If God Doesn't Control, Why Does the Bible Have So Many Rules?
This post is a response to an incisive comment from Saving Faith subscriber, Frances Dahlenburg.
Frances asked, if God is not controlling, then why does the Bible have so many rules? Why do many of those rules forbid people from using their free will, even to resist others who misuse and abuse their free will to commit harm?
This is an incredibly insightful question. Open and Relational Theology suggests that God’s loving nature determines how God exercises power — it is uncontrolling, not dictatorial. Yet this belief seems contradictory to Scripture’s many prescriptions and prohibitions. How can ORT square these things?
Let’s examine the first two of the Ten Commandments and how they plays out in the Exodus.
The First and Second Commandments
The Ten Commandements begin with:
“You shall have no other gods before me.”
“You shall not make for yourself an image in the form of anything in heaven above or on the earth beneath or in the waters below. You shall not bow down to them or worship them.”
Then in Exodus 32, the Israelites create the infamous Golden Calf as an idol to worship in place of Yahweh:
He took what they handed him and made it into an idol cast in the shape of a calf, fashioning it with a tool. Then they said, “These are your gods, Israel, who brought you up out of Egypt.”
God gave clear rules against idolatry. But God did not prevent the Israelites from practicing idolatry anyway. They had, and abused, genuine free will.
Then God sent Moses to correct the people instead of mind-controlling them. God exercised uncontrolling, relational influence rather than dictatorial control.
Enforcing the rules takes a backseat to free will.
The Rest of the Bible
What about the other 600-plus laws in the Hebrew Bible and the slew of moral advice in the New Testament?
Going through more examples would further prove the argument above. Many examples come to mind in which God gave a rule but then allowed people to choose whether to follow it. Indeed, the existence of the rules implies free will.

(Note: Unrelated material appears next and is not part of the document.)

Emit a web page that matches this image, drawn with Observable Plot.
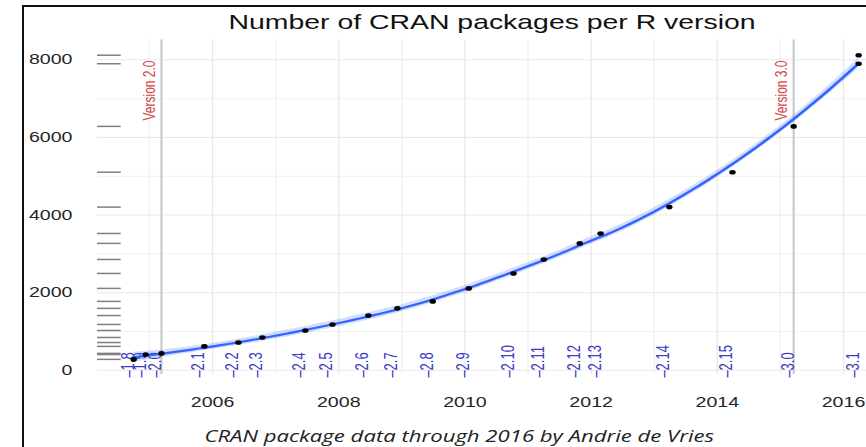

This suggests that God is uncontrolling by nature, choice, or both.
Further, all of the prescriptions and prohibitions in the Bible should be interpreted contextually. Many laws and admonishments were intended for particular people in a specific time and place; they weren’t necessarily intended for us today.
That doesn’t mean we can’t find wisdom in the spirit of the laws and admonishments, the purpose underneath them. But it does mean that the Bible is not a rulebook but instead a guide to wisdom.
Not to mention, much of the Bible points toward what not to do. It requires wise reading to recognize that many Biblical laws, customs, and “heroes” should not be emulated.
The wisest reading is a Christ-centered reading. Would Jesus command genocide? No. So, does God actually command genocide in the Hebrew Bible, or did an Iron Age people portray God as doing so? A Christ-lens reveals the best interpretation for then and for us today.
We Are Free
We are free, then, to interpret the Bible contextually and determine the spirit behind its laws and morality. We are free to adopt a Christ-lens for understanding Scripture and determining what wisdom it offers for us today.
And we are free to believe in God’s uncontrolling love. Even the Bible tells us so.


We aren't puppets or mindless creatures. We should use our reason, our experience and our traditions to determine which prescriptions are still beneficial for today and try to live as Christ would have us live.
God's "moral code" is a suggestion - like a social contract - to me, it is prescriptive - a design for living. Of course, humans are free to ignore it or follow it only in part. Believers gather to learn to practice this design together - in community and in the world. The Old Testament is full of examples of God setting out a way to live and people veering off that path. When they come back, God is there - loving them, showing them the way. "This is the way," God says - and we are free to do with that information what we will.